There are two separate elements involved in the rebuilding and rebirth of New Orleans, each with its own set of formidable challenges. One is what everybody thinks of when the subject comes up - people coming back, rebuilding their homes and businesses, neighborhoods stirring to life. In other words, restoring the community to health - and, since it wasn't all that healthy to begin with, maybe building something better.
No easy task. Nothing like it has ever been done (at least not in the United States).
But the second element is, arguably, far more important: everything depends on it. Can the city and its surrounding marshlands be secured against an onslaught of dire natural threats - big hurricanes, sinking land, and rising seas?
That's an open question. Technically, it's possible. But politically, it's dicey. I don't think that very many people - either among the public, in Congress, or the White House, really understand what's involved and the kind of sustained investment of money and political will it will take. And that's scary. Yet without it, any reconstruction will be at grave risk. Who wants to rebuild, only to see catastrophe strike again in 25 years - or 5, or 1?
Briefly, here's what's involved: The city needs a better levee system, designed to protect it against the worst nature can dish out. It should be designed with the future in mind - the next 1,000 years, not the next budget cycle. Since the entire Mississippi delta is slowly sinking and seas are likely to rise, the region needs to undertake a major marsh restoration. The New York Times has a good story today on one element of this - diverting the Mississippi so that fresh, silt-laden water can replenish the marshes.
The price tag for all this? We're talking tens of billions of dollars over a period of decades. Big, but not all that huge, especially compared to some other national efforts of late of far more questionable efficacy.

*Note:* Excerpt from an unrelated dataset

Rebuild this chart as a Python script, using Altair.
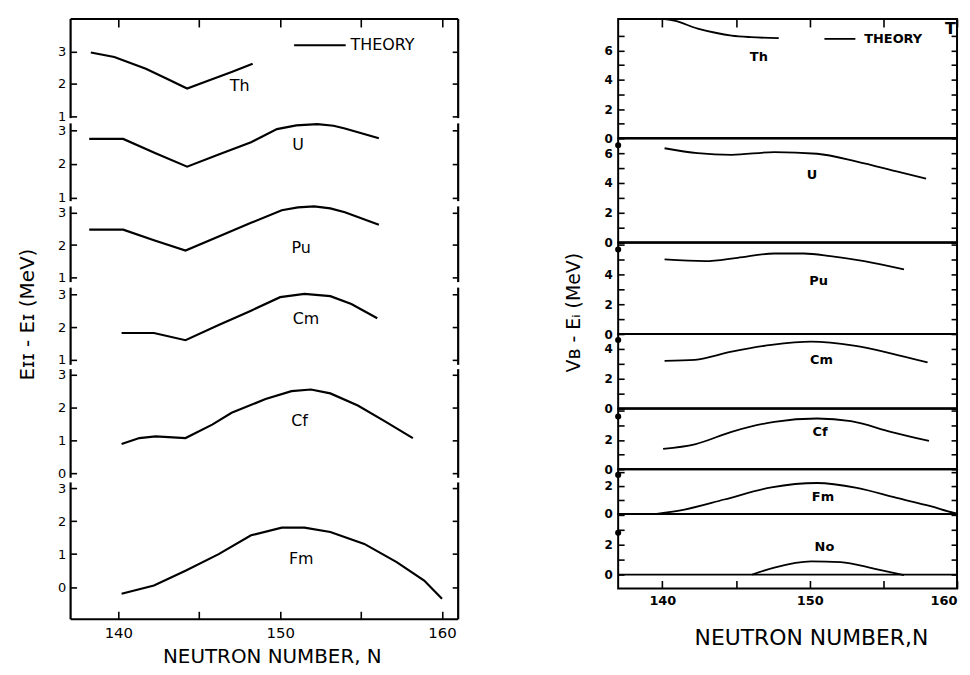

Some credible voices are arguing it's just not worth it - it's a huge investment, a small city, it may not work. I don't agree, but that's a national debate we ought to be having, and so far, we're not having it. One lesson we learned from writing our book was that momentum for such long-term projects always fades - that's one reason why the pre-Katrina levee system was so terribly flawed and deficient. Now that we're looking forward, do we really want to shove this one off on a few House subcommittees?